Written request =
From the listing below, pick out each line with the word "matplotlib".

Provided data =
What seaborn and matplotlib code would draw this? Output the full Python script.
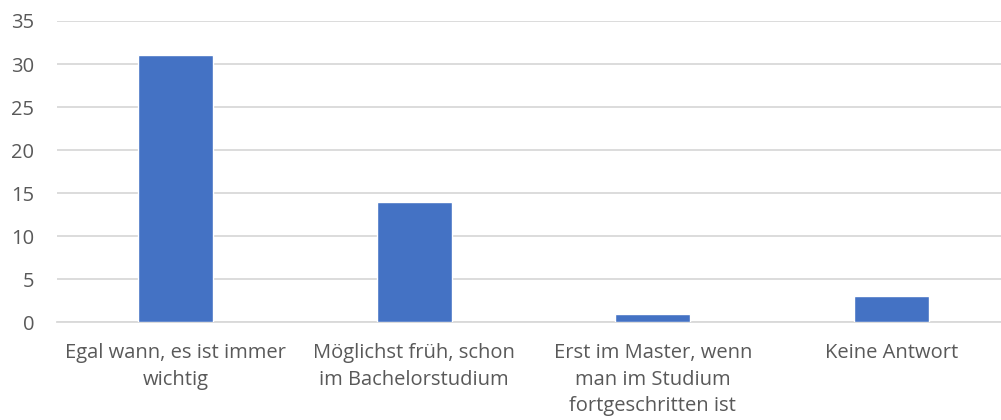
import matplotlib
matplotlib.use("Agg")
import matplotlib.pyplot as plt
import seaborn as sns
import pandas as pd

categories = [
    "Egal wann, es ist immer\nwichtig",
    "Möglichst früh, schon\nim Bachelorstudium",
    "Erst im Master, wenn\nman im Studium\nfortgeschritten ist",
    "Keine Antwort",
]
values = [31, 14, 1, 3]
y_ticks = [0, 5, 10, 15, 20, 25, 30, 35]

df = pd.DataFrame({"cat": categories, "val": values})

sns.set_style("white")
plt.rcParams["font.family"] = ["Open Sans", "DejaVu Sans"]

fig = plt.figure(figsize=(10.01, 4.2), dpi=100)
# plot area runs past the right edge of the picture, like the original
ax = fig.add_axes([0.0565, 0.233, 0.953, 0.717])
sns.barplot(data=df, x="cat", y="val", color="#4472C4", width=0.315,
            saturation=1, ax=ax, zorder=3)

ax.set_ylim(0, 35)
ax.set_yticks(y_ticks)
ax.set_xlim(-0.5, 3.5)
ax.grid(axis="y", color="#D9D9D9", linewidth=1.3, zorder=0)
ax.set_xlabel("")
ax.set_ylabel("")
for s in ["top", "right", "left"]:
    ax.spines[s].set_visible(False)
ax.spines["bottom"].set_color("#D9D9D9")
ax.spines["bottom"].set_linewidth(1.3)
ax.tick_params(axis="both", length=0, labelsize=14.5, colors="#595959")
ax.tick_params(axis="x", pad=15)
ax.tick_params(axis="y", pad=16)
for lbl in ax.get_xticklabels():
    lbl.set_linespacing(1.45)

fig.savefig("out.png", dpi=100)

Full response =
What seaborn and matplotlib code would draw this? Output the full Python script.
import matplotlib
matplotlib.use("Agg")
import matplotlib.pyplot as plt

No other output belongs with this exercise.